## [INSTRUCTIONS TO FOLLOW]
Copy the data exactly; pictures stay out of the copy.
++++++++++
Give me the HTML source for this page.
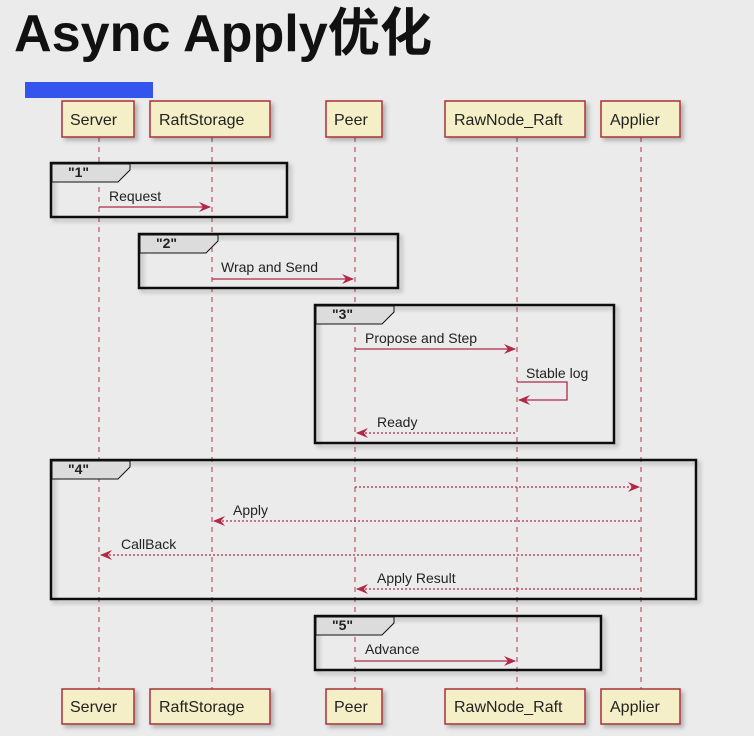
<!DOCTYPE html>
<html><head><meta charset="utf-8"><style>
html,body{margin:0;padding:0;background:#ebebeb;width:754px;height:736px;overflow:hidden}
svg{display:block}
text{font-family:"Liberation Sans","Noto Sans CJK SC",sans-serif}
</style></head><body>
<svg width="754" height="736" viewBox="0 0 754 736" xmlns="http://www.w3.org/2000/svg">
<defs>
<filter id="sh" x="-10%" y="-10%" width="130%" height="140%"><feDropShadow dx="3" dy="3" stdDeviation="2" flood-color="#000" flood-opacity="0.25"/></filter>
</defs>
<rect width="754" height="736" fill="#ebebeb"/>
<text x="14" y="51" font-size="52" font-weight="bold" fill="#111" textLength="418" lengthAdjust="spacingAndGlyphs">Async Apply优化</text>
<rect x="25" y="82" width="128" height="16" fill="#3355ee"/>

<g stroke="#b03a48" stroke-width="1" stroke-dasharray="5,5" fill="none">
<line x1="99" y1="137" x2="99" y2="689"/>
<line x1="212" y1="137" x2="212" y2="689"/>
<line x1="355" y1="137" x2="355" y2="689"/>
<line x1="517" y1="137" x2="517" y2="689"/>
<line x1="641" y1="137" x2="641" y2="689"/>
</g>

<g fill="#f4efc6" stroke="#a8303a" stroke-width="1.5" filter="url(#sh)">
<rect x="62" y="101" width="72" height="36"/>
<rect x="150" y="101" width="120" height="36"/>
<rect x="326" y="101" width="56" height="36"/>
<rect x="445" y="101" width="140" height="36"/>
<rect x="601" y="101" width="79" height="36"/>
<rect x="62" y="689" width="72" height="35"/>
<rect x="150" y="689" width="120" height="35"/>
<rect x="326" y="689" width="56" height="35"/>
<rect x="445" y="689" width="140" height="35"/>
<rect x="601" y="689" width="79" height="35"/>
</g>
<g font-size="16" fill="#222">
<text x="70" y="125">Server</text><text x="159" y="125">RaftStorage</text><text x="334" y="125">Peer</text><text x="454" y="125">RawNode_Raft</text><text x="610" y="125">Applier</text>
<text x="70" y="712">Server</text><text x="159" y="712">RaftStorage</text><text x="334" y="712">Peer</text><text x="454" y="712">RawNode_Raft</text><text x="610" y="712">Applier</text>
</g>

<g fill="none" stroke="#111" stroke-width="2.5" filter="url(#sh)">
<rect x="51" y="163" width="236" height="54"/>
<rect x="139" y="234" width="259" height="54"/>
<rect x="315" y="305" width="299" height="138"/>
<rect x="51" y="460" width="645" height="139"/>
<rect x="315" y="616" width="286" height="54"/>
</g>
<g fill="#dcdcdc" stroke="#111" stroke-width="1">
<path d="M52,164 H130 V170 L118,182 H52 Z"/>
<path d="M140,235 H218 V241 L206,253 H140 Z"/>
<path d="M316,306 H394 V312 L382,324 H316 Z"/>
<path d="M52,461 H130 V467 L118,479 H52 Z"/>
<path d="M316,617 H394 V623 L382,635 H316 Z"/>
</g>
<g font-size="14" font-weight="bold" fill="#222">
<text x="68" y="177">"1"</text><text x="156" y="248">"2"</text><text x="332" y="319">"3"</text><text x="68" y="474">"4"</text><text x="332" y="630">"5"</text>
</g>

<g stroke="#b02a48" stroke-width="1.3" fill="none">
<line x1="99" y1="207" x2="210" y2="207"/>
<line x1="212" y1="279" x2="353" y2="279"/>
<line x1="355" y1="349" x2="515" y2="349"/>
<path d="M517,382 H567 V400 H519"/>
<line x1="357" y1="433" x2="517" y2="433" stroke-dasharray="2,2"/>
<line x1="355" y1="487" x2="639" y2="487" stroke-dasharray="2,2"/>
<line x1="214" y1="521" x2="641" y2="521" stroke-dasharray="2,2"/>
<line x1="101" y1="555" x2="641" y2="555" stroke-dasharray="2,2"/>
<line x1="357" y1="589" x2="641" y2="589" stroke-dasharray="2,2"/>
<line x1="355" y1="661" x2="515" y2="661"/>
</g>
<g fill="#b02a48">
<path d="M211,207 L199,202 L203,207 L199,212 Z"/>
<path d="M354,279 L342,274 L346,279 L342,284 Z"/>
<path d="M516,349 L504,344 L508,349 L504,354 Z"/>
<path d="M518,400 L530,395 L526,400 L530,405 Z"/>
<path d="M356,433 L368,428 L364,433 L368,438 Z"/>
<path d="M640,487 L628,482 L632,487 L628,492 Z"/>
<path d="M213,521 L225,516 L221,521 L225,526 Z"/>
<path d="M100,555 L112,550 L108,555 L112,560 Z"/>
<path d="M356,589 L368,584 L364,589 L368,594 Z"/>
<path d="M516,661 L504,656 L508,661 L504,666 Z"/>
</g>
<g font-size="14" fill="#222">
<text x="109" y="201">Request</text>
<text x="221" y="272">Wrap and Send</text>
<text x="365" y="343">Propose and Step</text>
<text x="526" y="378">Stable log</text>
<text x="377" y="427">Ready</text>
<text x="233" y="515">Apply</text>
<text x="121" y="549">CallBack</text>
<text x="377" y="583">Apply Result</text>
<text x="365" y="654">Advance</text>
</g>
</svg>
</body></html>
++++++++++
## [OUTPUT OF THE EXERCISE]
Give me the HTML source for this page.
<!DOCTYPE html>
<html><head><meta charset="utf-8"><style>
html,body{margin:0;padding:0;background:#ebebeb;width:754px;height:736px;overflow:hidden}
svg{display:block}
text{font-family:"Liberation Sans","Noto Sans CJK SC",sans-serif}
</style></head><body>
<svg width="754" height="736" viewBox="0 0 754 736" xmlns="http://www.w3.org/2000/svg">
<defs>
<filter id="sh" x="-10%" y="-10%" width="130%" height="140%"><feDropShadow dx="3" dy="3" stdDeviation="2" flood-color="#000" flood-opacity="0.25"/></filter>
</defs>
<rect width="754" height="736" fill="#ebebeb"/>
<text x="14" y="51" font-size="52" font-weight="bold" fill="#111" textLength="418" lengthAdjust="spacingAndGlyphs">Async Apply优化</text>
<rect x="25" y="82" width="128" height="16" fill="#3355ee"/>

<g stroke="#b03a48" stroke-width="1" stroke-dasharray="5,5" fill="none">
<line x1="99" y1="137" x2="99" y2="689"/>
<line x1="212" y1="137" x2="212" y2="689"/>
<line x1="355" y1="137" x2="355" y2="689"/>
<line x1="517" y1="137" x2="517" y2="689"/>
<line x1="641" y1="137" x2="641" y2="689"/>
</g>

<g fill="#f4efc6" stroke="#a8303a" stroke-width="1.5" filter="url(#sh)">
<rect x="62" y="101" width="72" height="36"/>
<rect x="150" y="101" width="120" height="36"/>
<rect x="326" y="101" width="56" height="36"/>
<rect x="445" y="101" width="140" height="36"/>
<rect x="601" y="101" width="79" height="36"/>
<rect x="62" y="689" width="72" height="35"/>
<rect x="150" y="689" width="120" height="35"/>
<rect x="326" y="689" width="56" height="35"/>
<rect x="445" y="689" width="140" height="35"/>
<rect x="601" y="689" width="79" height="35"/>
</g>
<g font-size="16" fill="#222">
<text x="70" y="125">Server</text><text x="159" y="125">RaftStorage</text><text x="334" y="125">Peer</text><text x="454" y="125">RawNode_Raft</text><text x="610" y="125">Applier</text>
<text x="70" y="712">Server</text><text x="159" y="712">RaftStorage</text><text x="334" y="712">Peer</text><text x="454" y="712">RawNode_Raft</text><text x="610" y="712">Applier</text>
</g>

<g fill="none" stroke="#111" stroke-width="2.5" filter="url(#sh)">
<rect x="51" y="163" width="236" height="54"/>
<rect x="139" y="234" width="259" height="54"/>
<rect x="315" y="305" width="299" height="138"/>
<rect x="51" y="460" width="645" height="139"/>
<rect x="315" y="616" width="286" height="54"/>
</g>
<g fill="#dcdcdc" stroke="#111" stroke-width="1">
<path d="M52,164 H130 V170 L118,182 H52 Z"/>
<path d="M140,235 H218 V241 L206,253 H140 Z"/>
<path d="M316,306 H394 V312 L382,324 H316 Z"/>
<path d="M52,461 H130 V467 L118,479 H52 Z"/>
<path d="M316,617 H394 V623 L382,635 H316 Z"/>
</g>
<g font-size="14" font-weight="bold" fill="#222">
<text x="68" y="177">"1"</text><text x="156" y="248">"2"</text><text x="332" y="319">"3"</text><text x="68" y="474">"4"</text><text x="332" y="630">"5"</text>
</g>

<g stroke="#b02a48" stroke-width="1.3" fill="none">
<line x1="99" y1="207" x2="210" y2="207"/>
<line x1="212" y1="279" x2="353" y2="279"/>
<line x1="355" y1="349" x2="515" y2="349"/>
<path d="M517,382 H567 V400 H519"/>
<line x1="357" y1="433" x2="517" y2="433" stroke-dasharray="2,2"/>
<line x1="355" y1="487" x2="639" y2="487" stroke-dasharray="2,2"/>
<line x1="214" y1="521" x2="641" y2="521" stroke-dasharray="2,2"/>
<line x1="101" y1="555" x2="641" y2="555" stroke-dasharray="2,2"/>
<line x1="357" y1="589" x2="641" y2="589" stroke-dasharray="2,2"/>
<line x1="355" y1="661" x2="515" y2="661"/>
</g>
<g fill="#b02a48">
<path d="M211,207 L199,202 L203,207 L199,212 Z"/>
<path d="M354,279 L342,274 L346,279 L342,284 Z"/>
<path d="M516,349 L504,344 L508,349 L504,354 Z"/>
<path d="M518,400 L530,395 L526,400 L530,405 Z"/>
<path d="M356,433 L368,428 L364,433 L368,438 Z"/>
<path d="M640,487 L628,482 L632,487 L628,492 Z"/>
<path d="M213,521 L225,516 L221,521 L225,526 Z"/>
<path d="M100,555 L112,550 L108,555 L112,560 Z"/>
<path d="M356,589 L368,584 L364,589 L368,594 Z"/>
<path d="M516,661 L504,656 L508,661 L504,666 Z"/>
</g>
<g font-size="14" fill="#222">
<text x="109" y="201">Request</text>
<text x="221" y="272">Wrap and Send</text>
<text x="365" y="343">Propose and Step</text>
<text x="526" y="378">Stable log</text>
<text x="377" y="427">Ready</text>
<text x="233" y="515">Apply</text>
<text x="121" y="549">CallBack</text>
<text x="377" y="583">Apply Result</text>
<text x="365" y="654">Advance</text>
</g>
</svg>
</body></html>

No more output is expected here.